Ночуем в Себащанах. Остановились в зажиточном доме. Опрятные полы, набело вымазанные стены, горы белых подушек с вензелями и вышивками. Чистые дети. На всем печать достатка и сытости, а в глазах хозяйки страх и отчаяние.
- Чего плачешь, хозяйка? - спрашивает её адъютант.
- Говорят, немцы людей режут.
- Герман не пшиде, - утешаем мы её, но слова наши не внушают ей доверия.
Она пугливо прислушивается к грохоту пушек и, заливаясь слезами, причитает:
- Гремят пушки, придёт немец, глаза выколет.
- Да будет тебе хныкать, карга, - раздражается Гастаковский. - Шкира, ты бы её как-нибудь утешил... по-своему.
- Пущай плачет. Бабе глаза только для слез и надобны.
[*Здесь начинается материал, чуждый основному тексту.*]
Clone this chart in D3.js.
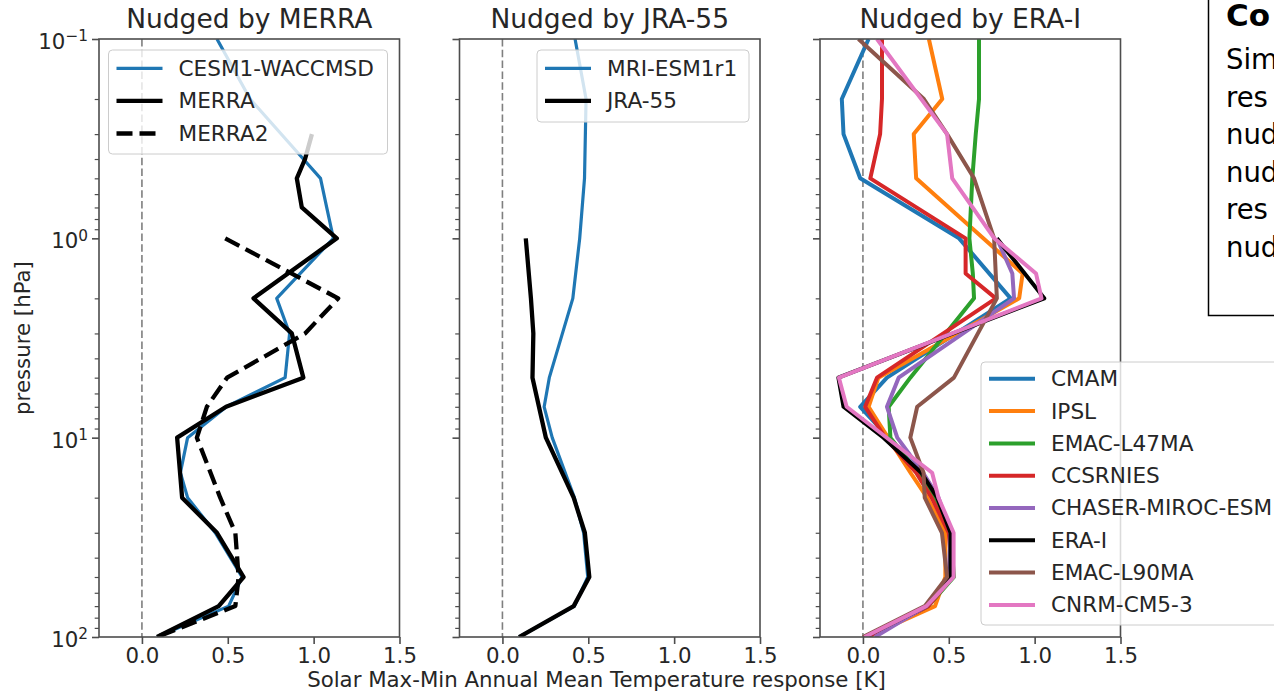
<!DOCTYPE html>
<html>
<head>
<meta charset="utf-8">
<script src="https://cdn.jsdelivr.net/npm/d3@7"></script>
<style>
  html, body { margin: 0; padding: 0; background: #fff; overflow: hidden; }
  svg { display: block; }
  text { font-family: "DejaVu Sans", sans-serif; fill: #262626; }
</style>
</head>
<body>
<svg id="chart" width="1274" height="693"></svg>
<script>
// ---------------- data ----------------
// Pressure levels (hPa) and temperature responses (K); null = no value at that level.
const merraLevels = [0.1, 0.2, 0.3, 0.4, 0.5, 0.7, 1, 2, 3, 5, 7, 10, 15, 20, 30, 50, 70, 100];
const cesm1Waccmsd = [0.437, 0.63, null, 0.94, 1.04, 1.076, 1.115, 0.785, 0.86, 0.834, 0.492, 0.266, 0.224, 0.266, 0.427, 0.583, 0.505, 0.088];
const merra       = [null, null, 0.99, 0.95, 0.902, 0.931, 1.135, 0.65, 0.873, 0.94, 0.49, 0.205, null, 0.234, 0.437, 0.592, 0.447, 0.088];
const merra2      = [null, null, null, null, null, null, 0.485, 1.143, 0.95, 0.496, 0.378, 0.32, null, 0.456, 0.544, 0.563, 0.544, 0.088];

const jraLevels = [0.1, 0.2, 0.5, 1, 2, 3, 5, 7, 10, 20, 30, 50, 70, 100];
const mriEsm1r1 = [0.423, 0.487, 0.478, 0.45, 0.41, null, 0.273, 0.243, 0.29, 0.419, 0.473, 0.497, 0.419, 0.097];
const jra55     = [null, null, null, 0.136, 0.166, 0.18, 0.175, null, 0.253, 0.415, 0.48, 0.506, 0.415, 0.097];

const eraLevels = [0.1, 0.2, 0.3, 0.5, 1, 1.5, 2, 5, 7, 10, 15, 20, 30, 50, 70, 100];
const cmam           = [0.033, -0.123, -0.113, -0.016, 0.56, null, 0.86, 0.14, -0.016, 0.15, 0.33, 0.41, 0.51, 0.51, 0.37, 0.01];
const ipsl           = [0.384, 0.462, 0.296, 0.31, null, 0.93, 0.91, 0.09, 0.033, 0.146, 0.277, 0.374, 0.48, 0.48, 0.42, 0.02];
const emacL47ma      = [0.676, 0.676, 0.657, 0.637, 0.62, 0.64, 0.647, 0.276, 0.15, 0.16, 0.32, 0.41, 0.51, 0.53, 0.38, 0.02];
const ccsrnies       = [0.111, 0.111, 0.10, 0.043, 0.598, 0.598, 0.774, 0.082, 0.013, 0.13, 0.31, 0.40, 0.50, 0.52, 0.38, 0.03];
const chaserMirocEsm = [null, null, null, null, 0.78, 0.87, 0.88, 0.208, 0.14, 0.2, 0.35, 0.44, 0.51, 0.50, 0.37, 0.07];
const eraI           = [null, null, null, null, 0.78, null, 1.056, -0.143, -0.113, 0.12, 0.34, 0.433, 0.51, 0.51, 0.37, 0.01];
const emacL90ma      = [-0.026, 0.355, 0.49, 0.647, 0.764, null, 0.78, 0.53, 0.316, 0.276, 0.353, 0.36, 0.46, 0.49, 0.36, 0.0];
const cnrmCm53       = [0.082, null, 0.49, 0.52, 0.765, 1.008, 1.04, -0.14, -0.095, null, 0.403, 0.44, 0.528, 0.528, 0.37, 0.01];

const xTickValues = [0.0, 0.5, 1.0, 1.5];
const yMajorTicks = [0.1, 1, 10, 100];
const yTickExponents = ["\u22121", "0", "1", "2"];
const panelTitles = ["Nudged by MERRA", "Nudged by JRA-55", "Nudged by ERA-I"];
const xLabel = "Solar Max-Min Annual Mean Temperature response [K]";
const yLabel = "pressure [hPa]";
const noteHeading = "Co";
const noteLines = ["Sim", "res", "nud", "nud", "res", "nud"];

// ---------------- layout ----------------
const plotTop = 39, plotBottom = 637, plotWidth = 300.5;
const panelLeft = [99, 459.5, 820];
const xDomain = [-0.25, 1.5];
const C = { blue: "#1f77b4", orange: "#ff7f0e", green: "#2ca02c", red: "#d62728",
            purple: "#9467bd", black: "#000000", brown: "#8c564b", pink: "#e377c2" };

const panels = [
  { levels: merraLevels, series: [
      { name: "CESM1-WACCMSD", values: cesm1Waccmsd, color: C.blue, width: 3.2 },
      { name: "MERRA", values: merra, color: C.black, width: 4.3 },
      { name: "MERRA2", values: merra2, color: C.black, width: 4.3, dash: "16,7" } ],
    legend: { x: 108.5, y: 50, w: 279, h: 104, rowY: 68.3, rowGap: 32.6 } },
  { levels: jraLevels, series: [
      { name: "MRI-ESM1r1", values: mriEsm1r1, color: C.blue, width: 3.2 },
      { name: "JRA-55", values: jra55, color: C.black, width: 4.3 } ],
    legend: { x: 537, y: 50, w: 212, h: 72, rowY: 68.3, rowGap: 32.6 } },
  { levels: eraLevels, series: [
      { name: "CMAM", values: cmam, color: C.blue, width: 4 },
      { name: "IPSL", values: ipsl, color: C.orange, width: 4 },
      { name: "EMAC-L47MA", values: emacL47ma, color: C.green, width: 4 },
      { name: "CCSRNIES", values: ccsrnies, color: C.red, width: 4 },
      { name: "CHASER-MIROC-ESM", values: chaserMirocEsm, color: C.purple, width: 4 },
      { name: "ERA-I", values: eraI, color: C.black, width: 4 },
      { name: "EMAC-L90MA", values: emacL90ma, color: C.brown, width: 4 },
      { name: "CNRM-CM5-3", values: cnrmCm53, color: C.pink, width: 4 } ],
    legend: { x: 981, y: 362, w: 320, h: 263, rowY: 378.8, rowGap: 32.3 } }
];

const svg = d3.select("#chart");
const defs = svg.append("defs");
const y = d3.scaleLog().domain([0.1, 100]).range([plotTop, plotBottom]);

const minorTicks = [];
[0.1, 1, 10].forEach(dec => { for (let k = 2; k <= 9; k++) minorTicks.push(dec * k); });

panels.forEach((cfg, i) => {
  const x0 = panelLeft[i], x1 = x0 + plotWidth;
  const x = d3.scaleLinear().domain(xDomain).range([x0, x1]);
  const g = svg.append("g");

  defs.append("clipPath").attr("id", "clip" + i)
    .append("rect").attr("x", x0).attr("y", plotTop)
    .attr("width", plotWidth).attr("height", plotBottom - plotTop);

  // zero reference line
  g.append("line")
    .attr("x1", x(0)).attr("x2", x(0)).attr("y1", plotTop).attr("y2", plotBottom)
    .attr("stroke", "#7f7f7f").attr("stroke-width", 1.6).attr("stroke-dasharray", "7.5,3.3");

  // profiles
  const line = d3.line().x(d => x(d.v)).y(d => y(d.p));
  const plotG = g.append("g").attr("clip-path", `url(#clip${i})`);
  cfg.series.forEach(s => {
    const pts = cfg.levels.map((p, k) => ({ p, v: s.values[k] })).filter(d => d.v !== null);
    plotG.append("path").datum(pts)
      .attr("d", line).attr("fill", "none")
      .attr("stroke", s.color).attr("stroke-width", s.width)
      .attr("stroke-linejoin", "round")
      .attr("stroke-dasharray", s.dash || null);
  });

  // frame
  g.append("rect").attr("x", x0).attr("y", plotTop)
    .attr("width", plotWidth).attr("height", plotBottom - plotTop)
    .attr("fill", "none").attr("stroke", "#4d4d4d").attr("stroke-width", 1.6);

  // x axis
  const xAxis = g.append("g").attr("transform", `translate(0,${plotBottom})`)
    .call(d3.axisBottom(x).tickValues(xTickValues).tickFormat(d3.format(".1f"))
      .tickSize(7).tickPadding(4));
  xAxis.select(".domain").remove();
  xAxis.selectAll(".tick line").attr("stroke", "#4d4d4d").attr("stroke-width", 1.6);
  xAxis.selectAll(".tick text").attr("font-size", 21.3).attr("font-family", "DejaVu Sans").attr("fill", "#262626");

  // y axis: minor ticks
  const yMinor = g.append("g").attr("transform", `translate(${x0},0)`)
    .call(d3.axisLeft(y).tickValues(minorTicks).tickSize(4.3).tickFormat(""));
  yMinor.select(".domain").remove();
  yMinor.selectAll(".tick line").attr("stroke", "#4d4d4d").attr("stroke-width", 1.2);

  // y axis: major ticks, labelled on the first panel only
  const yMajor = g.append("g").attr("transform", `translate(${x0},0)`)
    .call(d3.axisLeft(y).tickValues(yMajorTicks).tickSize(7).tickPadding(4).tickFormat(""));
  yMajor.select(".domain").remove();
  yMajor.selectAll(".tick line").attr("stroke", "#4d4d4d").attr("stroke-width", 1.6);
  if (i === 0) {
    yMajor.selectAll(".tick text").each(function (d, k) {
      const t = d3.select(this);
      t.text("").attr("font-size", 21.3).attr("font-family", "DejaVu Sans")
        .attr("fill", "#262626").attr("dy", "0.45em");
      t.append("tspan").text("10");
      t.append("tspan").attr("dy", "-0.5em").attr("font-size", "72%").text(yTickExponents[k]);
    });
  }

  // title
  svg.append("text").attr("x", (x0 + x1) / 2).attr("y", 28)
    .attr("text-anchor", "middle").attr("font-size", 26.5).text(panelTitles[i]);

  // legend
  const L = cfg.legend;
  const lg = svg.append("g");
  lg.append("rect").attr("x", L.x).attr("y", L.y).attr("width", L.w).attr("height", L.h)
    .attr("rx", 4).attr("fill", "#fff").attr("fill-opacity", 0.8)
    .attr("stroke", "#cccccc").attr("stroke-width", 1);
  cfg.series.forEach((s, k) => {
    const ry = L.rowY + k * L.rowGap;
    lg.append("line").attr("x1", L.x + 8).attr("x2", L.x + 54).attr("y1", ry).attr("y2", ry)
      .attr("stroke", s.color).attr("stroke-width", s.width)
      .attr("stroke-dasharray", s.dash || null);
    lg.append("text").attr("x", L.x + 70).attr("y", ry + 7.4)
      .attr("font-size", 21.6).text(s.name);
  });
});

// shared axis labels
svg.append("text").attr("x", 596.5).attr("y", 687).attr("text-anchor", "middle")
  .attr("font-size", 21.3).text(xLabel);
svg.append("text").attr("transform", "translate(30,338) rotate(-90)")
  .attr("text-anchor", "middle").attr("font-size", 21.3).text(yLabel);

// side note box
const note = svg.append("g");
note.append("rect").attr("x", 1208.5).attr("y", -5).attr("width", 120).attr("height", 320.5)
  .attr("fill", "#fff").attr("stroke", "#000").attr("stroke-width", 1.5);
note.append("text").attr("x", 1226).attr("y", 26)
  .attr("font-family", "Open Sans, sans-serif").attr("font-size", 31)
  .attr("font-weight", 700).style("fill", "#000").text(noteHeading);
noteLines.forEach((s, k) => {
  note.append("text").attr("x", 1226).attr("y", 69 + k * 37.5)
    .attr("font-family", "Open Sans, sans-serif").attr("font-size", 27.5)
    .style("fill", "#000").text(s);
});
</script>
</body>
</html>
- Спой ты ей про Вильгельма, - подзадоривает денщика адъютант.
- Вали! - подбадривают другие денщики.
Шкира, довольный общим вниманием, снимает со стены балалайку и весело заводит:
Эх, ты, герман, герман-шельма,
Наплевать нам на Вильгельма.
Австрияцкому мы Францу
Наведём на рожу глянцу.
А у Франца ножки гнутся,
Все поджилочки трясутся.
А Вильгельма, дурака,
Раздерём мы до пупка...
Как всегда, пение Шкиры является только увертюрой к офицерскому концерту. Кузнецов и Болеславский вооружаются мандолинами. Запевала Кордыш-Горецкий взмахивает рукой. Корпачев и Гастаковский подхватывают, и воздух оглашается одной из тех похабно-солдатских песен, слова которой не дерзнёт воспроизвести на бумаге ни одно перо в мире.
Сложив руки на животе, стоит с разинутым ртом хозяйка и смотрит с заплаканными глазами на отступающее русское офицерство, воюющее за «польскую» независимостью.